No sé si Lady Bird hubiera sido —todavía— mejor película de haberse centrado más en la relación entre madre e hija. Una disonancia de recelos e inquietudes, de no querer dejar crecer y de no querer dejar marchar. La falta de alternativa radica en el contexto y escenario de la protagonista; una atmósfera tan asumida por el público, tan de siempre, tan de amores de instituto, de mejores amigas defraudadas, tan de capitana del equipo de animadoras, de primer polvete y de baile de fin de curso, que acaba por adelantar secuencias y delegarnos a una constante articulación de roles ocupados.

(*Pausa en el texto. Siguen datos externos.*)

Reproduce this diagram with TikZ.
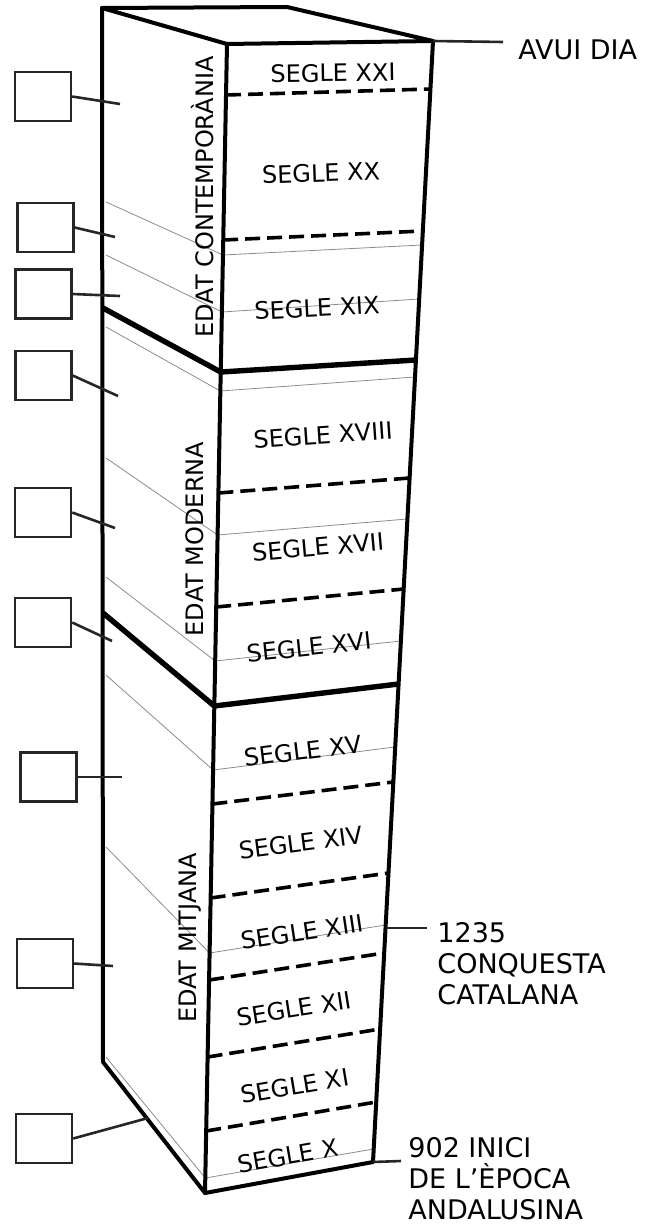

Una joven, que responde al seudónimo de Lady Bird, aunque su nombre es otro, vive en Sacramento a la espera de su inmediata vida universitaria. Necesita salir de su entorno y, a poder ser, acercarse a la vida artística, activa y más complaciente que espera encontrar en Nueva York. De costa a costa en todos los sentidos. Su madre no lo ve con buenos ojos; además, aún quedan clases, amores y circunstancias que rematar antes de que la vida comience de nuevo. Lady Bird quiere salir del nido.
Greta Gerwig ha realizado una película condescendiente en su envoltorio y algo más profunda en su subtexto. Muy bien dialogada y sin prepotencias formales, es Lady Bird una buena obra salpicada de buenos intérpretes. Aparecen Timothée Chalamet, el actor del momento; y Lucas Hedges, sobrino de Casey Affleck en Manchester frente al mar e hijo de Frances McDormand en Tres anuncios en las afueras, hace aquí de primer novio de Lady Bird. Un gran secundario al que, los cineastas que apuestan por su presencia, están colmando de conflictos.
Un filme agradable, con humor bien dosificado y tratado con tanto respeto que no se le pueden poner peros. Pero sigo pensando que el arco dramático se podía haber tensado un poquito más. Tampoco mucho.